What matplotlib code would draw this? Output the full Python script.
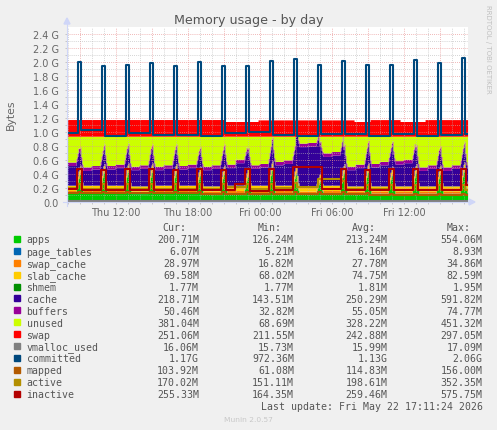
import numpy as np
import matplotlib
matplotlib.use('Agg')
import matplotlib.pyplot as plt
from matplotlib.patches import Rectangle, Polygon
from matplotlib.lines import Line2D

W, H = 497, 431

# hours since Thu 00:00, one sample = 5 min (= one pixel of the rrd graph)
t_start, t_end = 7.92, 41.33
sample_h = 5.0 / 60

# the 2-hourly job that makes the spikes
spike_hours = [8.95, 10.95, 12.95, 14.95, 16.95, 18.95, 20.95, 22.95, 24.95, 26.95,
               28.95, 30.95, 32.95, 34.95, 36.95, 38.95, 40.95]

# values in G. *_base: one per stretch between spikes (18), *_peak: one per spike (17)
apps_base = [0.13, 0.13, 0.13, 0.12, 0.13, 0.13, 0.12, 0.13, 0.13, 0.13, 0.12, 0.13,
             0.12, 0.12, 0.12, 0.12, 0.12, 0.13]
apps_peak = [0.42, 0.44, 0.45, 0.45, 0.44, 0.40, 0.42, 0.38, 0.48, 0.42, 0.30, 0.44,
             0.45, 0.40, 0.44, 0.42, 0.46]
spike_shape = [0.2, 0.45, 0.7, 0.9, 1.0, 0.5, 0.15]  # apps rise, samples -3..+3
page_tables = 0.006
swap_cache = 0.028
slab_cache = 0.075
shmem = 0.002
buffers = 0.05
vmalloc_used = 0.016
ram_total = 0.94

# cache and inactive: two values per stretch (first hour, second hour)
cache_base = [0.28, 0.28, 0.21, 0.23, 0.23, 0.25, 0.23, 0.25, 0.22, 0.24,
              0.23, 0.25, 0.23, 0.25, 0.25, 0.32, 0.24, 0.26, 0.29, 0.31,
              0.56, 0.57, 0.41, 0.43, 0.23, 0.26, 0.27, 0.30, 0.31, 0.33,
              0.22, 0.25, 0.22, 0.25, 0.24, 0.24]
inactive_base = [0.19, 0.19, 0.17, 0.17, 0.17, 0.17, 0.17, 0.17, 0.17, 0.17,
                 0.17, 0.17, 0.17, 0.17, 0.17, 0.26, 0.16, 0.16, 0.17, 0.17,
                 0.50, 0.50, 0.19, 0.19, 0.17, 0.17, 0.17, 0.17, 0.17, 0.17,
                 0.17, 0.17, 0.17, 0.17, 0.25, 0.25]
inactive_peak = [0.47, 0.46, 0.47, 0.47, 0.46, 0.47, 0.46, 0.47, 0.47, 0.50, 0.50,
                 0.47, 0.46, 0.47, 0.47, 0.46, 0.47]

committed_base = [0.99, 1.03, 0.95, 0.98, 0.96, 0.96, 0.95, 0.99, 1.00, 0.96, 0.95,
                  0.97, 0.97, 0.95, 0.97, 0.95, 0.96, 0.97]
committed_peak = [2.00, 1.94, 1.96, 1.98, 1.95, 2.00, 1.95, 1.95, 2.01, 2.04, 1.96,
                  2.01, 1.96, 1.96, 2.03, 1.98, 2.06]
active_base = [0.20, 0.19, 0.19, 0.19, 0.19, 0.19, 0.19, 0.21, 0.19, 0.20, 0.21,
               0.33, 0.18, 0.18, 0.17, 0.17, 0.17, 0.17]
active_peak = [0.26, 0.26, 0.26, 0.26, 0.26, 0.26, 0.26, 0.26, 0.26, 0.27, 0.33,
               0.30, 0.25, 0.25, 0.25, 0.25, 0.25]
mapped_base = [0.13, 0.13, 0.13, 0.13, 0.13, 0.13, 0.12, 0.12, 0.12, 0.12, 0.12,
               0.12, 0.11, 0.10, 0.10, 0.10, 0.10, 0.10]
mapped_peak = [0.15, 0.15, 0.15, 0.15, 0.15, 0.15, 0.14, 0.14, 0.14, 0.14, 0.14,
               0.14, 0.13, 0.12, 0.12, 0.12, 0.12]

swap_change_hours = [7.92, 21.08, 23.83, 31.83, 33.17, 35.67, 37.75]
swap_values = [0.238, 0.21, 0.233, 0.21, 0.237, 0.21, 0.237]

# legend table
names = ['apps', 'page_tables', 'swap_cache', 'slab_cache', 'shmem', 'cache', 'buffers',
         'unused', 'swap', 'vmalloc_used', 'committed', 'mapped', 'active', 'inactive']
colors = ['#00CC00', '#0066B3', '#FF8000', '#FFCC00', '#008F00', '#330099', '#990099',
          '#CCFF00', '#FF0000', '#808080', '#00487D', '#B35A00', '#B38F00', '#B30000']
cur_vals = ['200.71M', '6.07M', '28.97M', '69.58M', '1.77M', '218.71M', '50.46M',
            '381.04M', '251.06M', '16.06M', '1.17G', '103.92M', '170.02M', '255.33M']
min_vals = ['126.24M', '5.21M', '16.82M', '68.02M', '1.77M', '143.51M', '32.82M',
            '68.69M', '211.55M', '15.73M', '972.36M', '61.08M', '151.11M', '164.35M']
avg_vals = ['213.24M', '6.16M', '27.78M', '74.75M', '1.81M', '250.29M', '55.05M',
            '328.22M', '242.88M', '15.99M', '1.13G', '114.83M', '198.61M', '259.46M']
max_vals = ['554.06M', '8.93M', '34.86M', '82.59M', '1.95M', '591.82M', '74.77M',
            '451.32M', '297.05M', '17.09M', '2.06G', '156.00M', '352.35M', '575.75M']

x_tick_hours = [9, 12, 15, 18, 21, 24, 27, 30, 33, 36, 39]
x_tick_labels = ['', 'Thu 12:00', '', 'Thu 18:00', '', 'Fri 00:00', '', 'Fri 06:00', '',
                 'Fri 12:00', '']

# ---- build the sampled series ----
n = int(round((t_end - t_start) / sample_h))
t = t_start + sample_h * (np.arange(n) + 0.5)
spikes = np.array(spike_hours)
seg = np.searchsorted(spikes, t)
seg_start = np.where(seg > 0, spikes[np.maximum(seg - 1, 0)], spikes[0] - 2)
half = 2 * seg + (t - seg_start > 1).astype(int)
spike_idx = ((spikes - t_start) / sample_h).astype(int)


def put_spikes(series, peaks, offsets):
    s = series.copy()
    for i, p in zip(spike_idx, peaks):
        for o in offsets:
            if 0 <= i + o < n:
                s[i + o] = p
    return s


apps = np.array(apps_base, dtype=float)[seg]
for i, p in zip(spike_idx, apps_peak):
    for o, f in zip(range(-3, 4), spike_shape):
        if 0 <= i + o < n:
            apps[i + o] = apps[i + o] + (p - apps[i + o]) * f

cache = np.array(cache_base)[half]
inactive = put_spikes(np.array(inactive_base)[half], inactive_peak, range(-2, 3))
committed = put_spikes(np.array(committed_base)[seg], committed_peak, range(-1, 2))
active = put_spikes(np.array(active_base)[seg], active_peak, range(-1, 2))
mapped = put_spikes(np.array(mapped_base)[seg], mapped_peak, range(-1, 2))
swap = np.array(swap_values)[np.searchsorted(swap_change_hours, t, side='right') - 1]

ones = np.ones(n)
used = apps + (page_tables + swap_cache + slab_cache + shmem + buffers) * ones + cache
unused = ram_total - used

stack = [apps, page_tables * ones, swap_cache * ones, slab_cache * ones, shmem * ones,
         cache, buffers * ones, unused, swap]
lines = [vmalloc_used * ones, committed, mapped, active, inactive]

# ---- figure ----
fig = plt.figure(figsize=(W / 100, H / 100), dpi=100, facecolor='#F0F0F0')
ax = fig.add_axes([67 / W, 1 - 203 / H, 401 / W, 175 / H])
ax.set_facecolor('white')

lower = np.zeros(n)
for vals, c in zip(stack, colors[:9]):
    upper = lower + vals
    ax.fill_between(t, lower, upper, step='mid', color=c, linewidth=0, zorder=1)
    lower = upper

for vals, c in zip(lines, colors[9:]):
    ax.plot(t, vals, drawstyle='steps-mid', color=c, lw=1.5, zorder=3)

ax.set_xlim(t_start, t_end)
ax.set_ylim(0, 2.5)

yt = np.arange(0, 2.41, 0.2)
ax.set_yticks(yt)
ax.set_yticklabels(['0.0'] + ['%.1f G' % v for v in yt[1:]])
ax.set_yticks(np.arange(0.1, 2.5, 0.2), minor=True)
ax.set_xticks(x_tick_hours)
ax.set_xticklabels(x_tick_labels)
ax.set_xticks(np.arange(8, 42, 1), minor=True)

ax.set_axisbelow(False)
ax.grid(which='major', color='#E89090', alpha=0.85, ls=(0, (1, 1.5)), lw=0.6, zorder=2)
ax.grid(which='minor', color='#B8B8B8', alpha=0.8, ls=(0, (1, 1.5)), lw=0.6, zorder=2)

ax.tick_params(which='both', length=1.5, width=0.6, color='#C0C0C0',
               labelsize=7, labelcolor='#666666')
ax.tick_params(axis='y', pad=4.3)
ax.tick_params(axis='x', pad=2.2)
for s in ['top', 'right', 'left', 'bottom']:
    ax.spines[s].set_visible(False)


def fx(x):
    return x / W


def fy(y):
    return 1 - y / H


axis_col = '#CFD6F8'
fig.add_artist(Line2D([fx(67), fx(67)], [fy(207), fy(24)], color=axis_col, lw=0.8))
fig.add_artist(Line2D([fx(63), fx(470)], [fy(203), fy(203)], color=axis_col, lw=0.8))
fig.add_artist(Polygon([[fx(64), fy(25)], [fx(70), fy(25)], [fx(67), fy(19)]],
                       closed=True, color=axis_col))
fig.add_artist(Polygon([[fx(469), fy(200)], [fx(469), fy(206)], [fx(475), fy(203)]],
                       closed=True, color=axis_col))

fig.text(0.5, fy(24), 'Memory usage - by day', ha='center', va='baseline',
         fontsize=9.1, color='#555555')
fig.text(fx(11), fy(115), 'Bytes', rotation=90, ha='center', va='center',
         fontsize=7.8, color='#666666')
fig.text(fx(488), fy(5), 'RRDTOOL / TOBI OETIKER', rotation=270, ha='center', va='top',
         fontsize=5, color='#C0C0C0')

mono = 'DejaVu Sans Mono'
fs = 7.1
txt = '#555555'
col_right = [199, 294, 387.7, 482.7]
for xr, head in zip(col_right, ['Cur:', 'Min:', 'Avg:', 'Max:']):
    fig.text(fx(xr - 12.3), fy(231), head, ha='right', va='baseline', family=mono,
             fontsize=fs, color=txt)

for k, name in enumerate(names):
    yb = 243.0 + k * 11.95
    fig.add_artist(Rectangle((fx(14), fy(yb - 0.3)), 6 / W, 6 / H, color=colors[k]))
    fig.text(fx(26.5), fy(yb), name, ha='left', va='baseline', family=mono,
             fontsize=fs, color=txt)
    for xr, v in zip(col_right, [cur_vals[k], min_vals[k], avg_vals[k], max_vals[k]]):
        fig.text(fx(xr), fy(yb), v, ha='right', va='baseline', family=mono,
                 fontsize=fs, color=txt)

fig.text(fx(482.7), fy(410.5), 'Last update: Fri May 22 17:11:24 2026', ha='right',
         va='baseline', family=mono, fontsize=fs, color=txt)
fig.text(fx(248), fy(422), 'Munin 2.0.57', ha='center', va='baseline',
         fontsize=5.4, color='#C8C8C8')

fig.savefig('out.png', dpi=100, facecolor=fig.get_facecolor())
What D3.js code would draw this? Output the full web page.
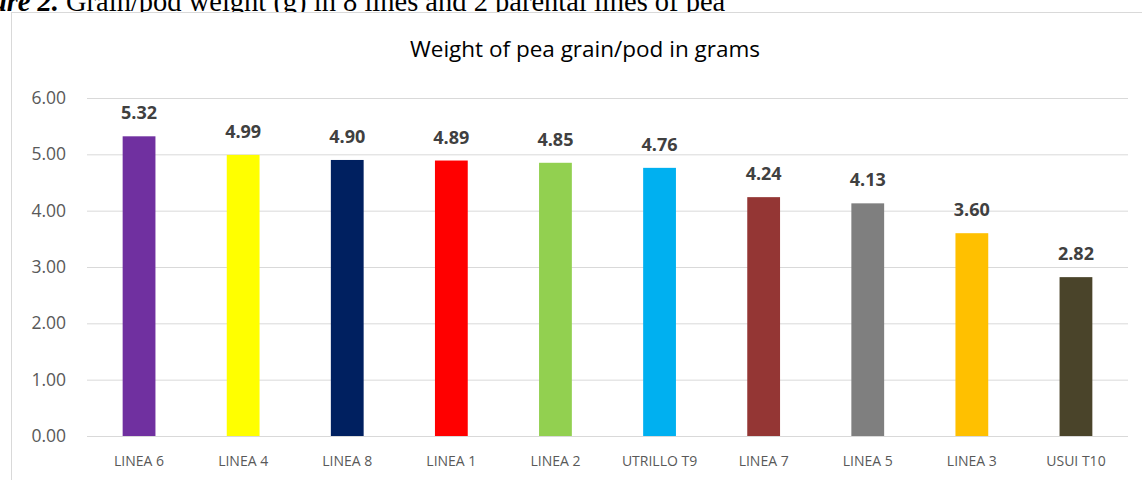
**********
Stated goal: From the opening line of the entries above to the line containing "28.95, 30.95, 32.95, 34.95, 36.95, 38.95, 40.95]", please transcribe each line exactly, skipping every picture.

Finished task:
What matplotlib code would draw this? Output the full Python script.
import numpy as np
import matplotlib
matplotlib.use('Agg')
import matplotlib.pyplot as plt
from matplotlib.patches import Rectangle, Polygon
from matplotlib.lines import Line2D

W, H = 497, 431

# hours since Thu 00:00, one sample = 5 min (= one pixel of the rrd graph)
t_start, t_end = 7.92, 41.33
sample_h = 5.0 / 60

# the 2-hourly job that makes the spikes
spike_hours = [8.95, 10.95, 12.95, 14.95, 16.95, 18.95, 20.95, 22.95, 24.95, 26.95,
               28.95, 30.95, 32.95, 34.95, 36.95, 38.95, 40.95]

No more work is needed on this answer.